Reduced System Order and Sensing/Actuation Resolution for Estimation and Control of Transition to Turbulence

Wednesday 26/04/2017
  • Aaron Friedman
  • Work towards PhD degree under the supervision of Prof. Yaakov Oshman and Prof. Jacob Cohen
  • Classroom 165, ground floor, Library, Aerospace Eng.
  • Department of Aerospace Engineering
  • Technion – Israel Institute of Technology
  • The talk will be given in English

Skin drag in shear flows can be significantly reduced by maintaining laminar versus turbulent flow, rendering the control or delay of transition to turbulence of engineering interest. Controlling transition from laminar to turbulent plane Poiseuille flow serves as a model problem for more geometrically complex or realistic shear flows, such as boundary layers or pipe flow. In previous numerical studies, application of a linear systems approach to controlling transition to turbulence in plane Poiseuille flow has been shown to increase transition thresholds by at least several factors, depending on the type of flow perturbation assumed. Generally speaking, these studies have two primary shortcomings: large model order and assuming a continuum, or near continuum, of wall-mounted sensors and actuators.

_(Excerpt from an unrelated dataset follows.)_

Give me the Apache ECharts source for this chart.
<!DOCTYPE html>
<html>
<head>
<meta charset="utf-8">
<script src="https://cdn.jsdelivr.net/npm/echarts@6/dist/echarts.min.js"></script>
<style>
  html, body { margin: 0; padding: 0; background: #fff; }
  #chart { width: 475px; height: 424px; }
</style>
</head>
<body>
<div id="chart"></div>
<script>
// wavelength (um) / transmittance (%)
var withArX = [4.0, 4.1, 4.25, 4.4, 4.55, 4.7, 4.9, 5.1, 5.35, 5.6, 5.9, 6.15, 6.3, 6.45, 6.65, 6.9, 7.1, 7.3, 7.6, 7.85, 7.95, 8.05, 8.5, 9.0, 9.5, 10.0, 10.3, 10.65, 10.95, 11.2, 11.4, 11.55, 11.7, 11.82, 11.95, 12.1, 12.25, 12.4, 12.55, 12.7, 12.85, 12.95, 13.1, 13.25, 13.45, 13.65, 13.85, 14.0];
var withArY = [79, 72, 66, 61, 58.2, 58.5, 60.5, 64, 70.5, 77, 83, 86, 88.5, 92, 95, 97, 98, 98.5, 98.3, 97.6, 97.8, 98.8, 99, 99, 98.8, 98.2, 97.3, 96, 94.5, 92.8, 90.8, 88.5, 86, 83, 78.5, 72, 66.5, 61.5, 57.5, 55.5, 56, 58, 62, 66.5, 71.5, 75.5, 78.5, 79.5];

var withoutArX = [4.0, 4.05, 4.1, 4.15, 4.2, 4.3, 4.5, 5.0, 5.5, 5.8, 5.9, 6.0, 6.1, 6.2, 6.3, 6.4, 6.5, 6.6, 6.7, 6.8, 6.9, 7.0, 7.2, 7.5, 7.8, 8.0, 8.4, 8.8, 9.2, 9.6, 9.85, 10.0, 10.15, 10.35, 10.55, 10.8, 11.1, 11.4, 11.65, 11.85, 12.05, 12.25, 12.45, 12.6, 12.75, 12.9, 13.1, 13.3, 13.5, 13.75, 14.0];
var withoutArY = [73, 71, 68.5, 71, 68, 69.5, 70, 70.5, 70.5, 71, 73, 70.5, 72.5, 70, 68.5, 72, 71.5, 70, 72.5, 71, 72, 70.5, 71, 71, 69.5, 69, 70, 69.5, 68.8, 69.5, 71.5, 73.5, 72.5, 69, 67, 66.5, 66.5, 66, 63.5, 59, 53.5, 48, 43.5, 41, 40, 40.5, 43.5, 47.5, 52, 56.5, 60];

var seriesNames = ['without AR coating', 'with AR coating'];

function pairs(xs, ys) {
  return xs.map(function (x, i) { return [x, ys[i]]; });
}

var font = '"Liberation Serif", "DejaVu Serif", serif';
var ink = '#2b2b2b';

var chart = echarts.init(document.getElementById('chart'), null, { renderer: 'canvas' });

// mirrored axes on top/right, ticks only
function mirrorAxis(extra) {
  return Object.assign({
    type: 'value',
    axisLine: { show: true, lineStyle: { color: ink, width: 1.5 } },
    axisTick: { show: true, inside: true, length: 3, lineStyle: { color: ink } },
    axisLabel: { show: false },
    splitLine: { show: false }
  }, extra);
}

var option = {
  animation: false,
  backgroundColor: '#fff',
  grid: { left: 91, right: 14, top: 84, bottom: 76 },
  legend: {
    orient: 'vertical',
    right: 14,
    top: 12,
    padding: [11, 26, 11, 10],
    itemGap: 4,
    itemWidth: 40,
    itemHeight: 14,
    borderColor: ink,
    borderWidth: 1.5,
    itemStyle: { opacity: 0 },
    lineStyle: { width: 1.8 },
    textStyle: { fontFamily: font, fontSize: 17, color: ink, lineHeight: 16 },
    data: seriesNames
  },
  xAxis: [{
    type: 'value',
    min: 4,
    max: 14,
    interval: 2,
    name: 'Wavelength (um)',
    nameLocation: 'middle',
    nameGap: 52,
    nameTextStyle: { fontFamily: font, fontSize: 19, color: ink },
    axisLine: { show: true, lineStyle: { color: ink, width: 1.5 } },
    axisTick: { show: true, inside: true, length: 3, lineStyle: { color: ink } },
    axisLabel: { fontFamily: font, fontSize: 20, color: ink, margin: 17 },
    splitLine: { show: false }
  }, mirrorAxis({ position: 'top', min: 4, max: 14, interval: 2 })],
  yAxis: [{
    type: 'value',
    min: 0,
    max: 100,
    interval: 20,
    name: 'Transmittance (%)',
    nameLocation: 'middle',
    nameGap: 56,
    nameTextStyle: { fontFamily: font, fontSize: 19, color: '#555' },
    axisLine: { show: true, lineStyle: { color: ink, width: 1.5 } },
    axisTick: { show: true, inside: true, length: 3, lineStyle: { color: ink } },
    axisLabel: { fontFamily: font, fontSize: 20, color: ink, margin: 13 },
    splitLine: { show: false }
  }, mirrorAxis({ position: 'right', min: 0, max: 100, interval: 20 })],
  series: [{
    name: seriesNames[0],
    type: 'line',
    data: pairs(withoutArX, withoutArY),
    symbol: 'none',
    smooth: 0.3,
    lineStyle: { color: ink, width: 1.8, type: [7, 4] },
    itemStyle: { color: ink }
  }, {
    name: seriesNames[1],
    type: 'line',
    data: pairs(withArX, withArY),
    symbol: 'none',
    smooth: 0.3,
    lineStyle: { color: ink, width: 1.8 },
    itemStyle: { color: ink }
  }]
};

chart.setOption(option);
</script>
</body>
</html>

This research attempts to address the aforementioned shortcomings and progress toward physically realizable actuation and sensing. Performance is measured by searching for controlled and uncontrolled transition thresholds in a pseudo-spectral direct numerical simulation (DNS) of the Navier-Stokes equations written in-house. Firstly, our research examines the degree to which peak transition threshold improvement can still be obtained both by controlling only a narrow range of wave-number pairs and by using sparsely distributed discrete actuators under the assumption of full-state feedback. Secondly, we investigate the use of sparsely distributed discrete sensors, which relies upon the assumption that only a narrow range of wave-number pairs is of interest for state estimation and control, and apply a heretofore unused technique for filtering the effects of sensor spillover caused by deliberate undersampling: state-augmentation. Finally, the use of sparsely distributed actuators and sensors together is tested against spatially continuous actuation and sensing, demonstrating the transition threshold performance recovery ability of state-augmentation for filtering spillover effects.